▶ _Task prompt_: All of the data that follows should be retyped exactly, please, except the pictures.

[Begin Stored data]

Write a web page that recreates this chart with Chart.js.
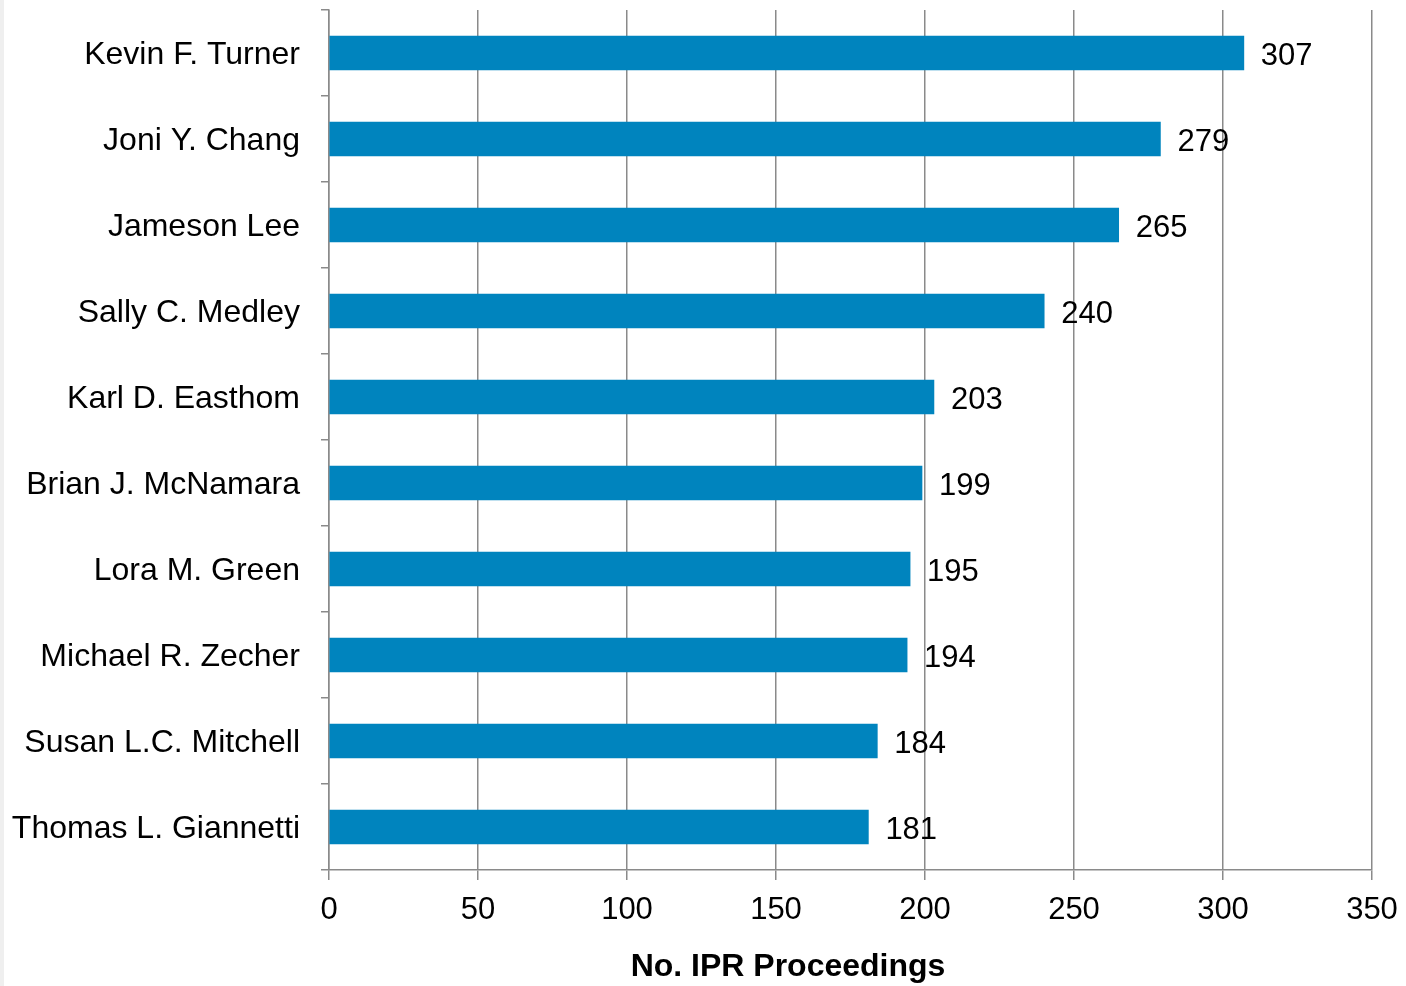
<!DOCTYPE html>
<html>
<head>
<meta charset="utf-8">
<script src="https://cdn.jsdelivr.net/npm/chart.js@4/dist/chart.umd.min.js"></script>
<style>
  html, body { margin: 0; padding: 0; background: #fff; }
  #wrap { width: 1406px; height: 986px; }
</style>
</head>
<body>
<div id="wrap"><canvas id="judges"></canvas></div>
<script>
const judges = ['Kevin F. Turner', 'Joni Y. Chang', 'Jameson Lee', 'Sally C. Medley',
  'Karl D. Easthom', 'Brian J. McNamara', 'Lora M. Green', 'Michael R. Zecher',
  'Susan L.C. Mitchell', 'Thomas L. Giannetti'];
const proceedings = [307, 279, 265, 240, 203, 199, 195, 194, 184, 181];
const xTicks = [0, 50, 100, 150, 200, 250, 300, 350];
const axisTitle = 'No. IPR Proceedings';

const barColor = 'rgb(0, 132, 190)';
const lineColor = '#8a8a8a';
const fontFamily = 'Arial, "Liberation Sans", sans-serif';

// white page with the thin grey strip at the left edge
const backdrop = {
    id: 'backdrop',
    beforeDraw(chart) {
        const ctx = chart.ctx;
        ctx.save();
        ctx.fillStyle = '#fff';
        ctx.fillRect(0, 0, chart.width, chart.height);
        ctx.fillStyle = '#efefef';
        ctx.fillRect(0, 0, 4, chart.height);
        ctx.restore();
    }
};

// value labels to the right of each bar, plus the axis title
const valueLabels = {
    id: 'valueLabels',
    afterDatasetsDraw(chart) {
        const ctx = chart.ctx;
        const meta = chart.getDatasetMeta(0);
        ctx.save();
        ctx.fillStyle = '#000';
        ctx.font = '31px ' + fontFamily;
        ctx.textAlign = 'left';
        ctx.textBaseline = 'middle';
        meta.data.forEach((bar, i) => {
            ctx.fillText(String(proceedings[i]), bar.x + 17, bar.y + 3);
        });
        ctx.font = 'bold 32px ' + fontFamily;
        ctx.textAlign = 'center';
        ctx.fillText(axisTitle, 788, 967);
        ctx.restore();
    }
};

const ctx = document.getElementById('judges').getContext('2d');
const myChart = new Chart(ctx, {
    type: 'bar',
    data: {
        labels: judges,
        datasets: [{
            label: axisTitle,
            data: proceedings,
            backgroundColor: barColor,
            borderWidth: 0,
            barThickness: 34,
            categoryPercentage: 1
        }]
    },
    options: {
        indexAxis: 'y',
        responsive: true,
        maintainAspectRatio: false,
        animation: false,
        devicePixelRatio: 1,
        layout: {
            padding: { top: 10, right: 34, bottom: 0, left: 0 }
        },
        plugins: {
            legend: { display: false },
            tooltip: { enabled: false }
        },
        scales: {
            x: {
                min: 0,
                max: 350,
                afterBuildTicks(scale) {
                    scale.ticks = xTicks.map(v => ({ value: v }));
                },
                afterFit(scale) {
                    scale.height = 116;
                    scale.paddingLeft = 0;
                    scale.paddingRight = 0;
                },
                grid: {
                    color: lineColor,
                    lineWidth: 1.5,
                    drawTicks: true,
                    tickLength: 10
                },
                border: { display: true, color: lineColor, width: 1.5 },
                ticks: {
                    color: '#000',
                    padding: 12,
                    maxRotation: 0,
                    font: { family: fontFamily, size: 31 }
                }
            },
            y: {
                afterFit(scale) {
                    scale.width = 329;
                    scale.paddingTop = 0;
                    scale.paddingBottom = 0;
                },
                grid: {
                    offset: true,
                    drawOnChartArea: false,
                    drawTicks: true,
                    tickLength: 8,
                    color: lineColor,
                    lineWidth: 1.5
                },
                border: { display: true, color: lineColor, width: 1.5 },
                ticks: {
                    color: '#000',
                    padding: 21,
                    labelOffset: 2,
                    autoSkip: false,
                    font: { family: fontFamily, size: 32 }
                }
            }
        }
    },
    plugins: [backdrop, valueLabels]
});
</script>
</body>
</html>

[End Stored data]

▶ _The result_:
Write a web page that recreates this chart with Chart.js.
<!DOCTYPE html>
<html>
<head>
<meta charset="utf-8">
<script src="https://cdn.jsdelivr.net/npm/chart.js@4/dist/chart.umd.min.js"></script>
<style>
  html, body { margin: 0; padding: 0; background: #fff; }
  #wrap { width: 1406px; height: 986px; }
</style>
</head>
<body>
<div id="wrap"><canvas id="judges"></canvas></div>
<script>
const judges = ['Kevin F. Turner', 'Joni Y. Chang', 'Jameson Lee', 'Sally C. Medley',
  'Karl D. Easthom', 'Brian J. McNamara', 'Lora M. Green', 'Michael R. Zecher',
  'Susan L.C. Mitchell', 'Thomas L. Giannetti'];
const proceedings = [307, 279, 265, 240, 203, 199, 195, 194, 184, 181];
const xTicks = [0, 50, 100, 150, 200, 250, 300, 350];
const axisTitle = 'No. IPR Proceedings';

const barColor = 'rgb(0, 132, 190)';
const lineColor = '#8a8a8a';
const fontFamily = 'Arial, "Liberation Sans", sans-serif';

// white page with the thin grey strip at the left edge
const backdrop = {
    id: 'backdrop',
    beforeDraw(chart) {
        const ctx = chart.ctx;
        ctx.save();
        ctx.fillStyle = '#fff';
        ctx.fillRect(0, 0, chart.width, chart.height);
        ctx.fillStyle = '#efefef';
        ctx.fillRect(0, 0, 4, chart.height);
        ctx.restore();
    }
};

// value labels to the right of each bar, plus the axis title
const valueLabels = {
    id: 'valueLabels',
    afterDatasetsDraw(chart) {
        const ctx = chart.ctx;
        const meta = chart.getDatasetMeta(0);
        ctx.save();
        ctx.fillStyle = '#000';
        ctx.font = '31px ' + fontFamily;
        ctx.textAlign = 'left';
        ctx.textBaseline = 'middle';
        meta.data.forEach((bar, i) => {
            ctx.fillText(String(proceedings[i]), bar.x + 17, bar.y + 3);
        });
        ctx.font = 'bold 32px ' + fontFamily;
        ctx.textAlign = 'center';
        ctx.fillText(axisTitle, 788, 967);
        ctx.restore();
    }
};

const ctx = document.getElementById('judges').getContext('2d');
const myChart = new Chart(ctx, {
    type: 'bar',
    data: {
        labels: judges,
        datasets: [{
            label: axisTitle,
            data: proceedings,
            backgroundColor: barColor,
            borderWidth: 0,
            barThickness: 34,
            categoryPercentage: 1
        }]
    },
    options: {
        indexAxis: 'y',
        responsive: true,
        maintainAspectRatio: false,
        animation: false,
        devicePixelRatio: 1,
        layout: {
            padding: { top: 10, right: 34, bottom: 0, left: 0 }
        },
        plugins: {
            legend: { display: false },
            tooltip: { enabled: false }
        },
        scales: {
            x: {
                min: 0,
                max: 350,
                afterBuildTicks(scale) {
                    scale.ticks = xTicks.map(v => ({ value: v }));
                },
                afterFit(scale) {
                    scale.height = 116;
                    scale.paddingLeft = 0;
                    scale.paddingRight = 0;
                },
                grid: {
                    color: lineColor,
                    lineWidth: 1.5,
                    drawTicks: true,
                    tickLength: 10
                },
                border: { display: true, color: lineColor, width: 1.5 },
                ticks: {
                    color: '#000',
                    padding: 12,
                    maxRotation: 0,
                    font: { family: fontFamily, size: 31 }
                }
            },
            y: {
                afterFit(scale) {
                    scale.width = 329;
                    scale.paddingTop = 0;
                    scale.paddingBottom = 0;
                },
                grid: {
                    offset: true,
                    drawOnChartArea: false,
                    drawTicks: true,
                    tickLength: 8,
                    color: lineColor,
                    lineWidth: 1.5
                },
                border: { display: true, color: lineColor, width: 1.5 },
                ticks: {
                    color: '#000',
                    padding: 21,
                    labelOffset: 2,
                    autoSkip: false,
                    font: { family: fontFamily, size: 32 }
                }
            }
        }
    },
    plugins: [backdrop, valueLabels]
});
</script>
</body>
</html>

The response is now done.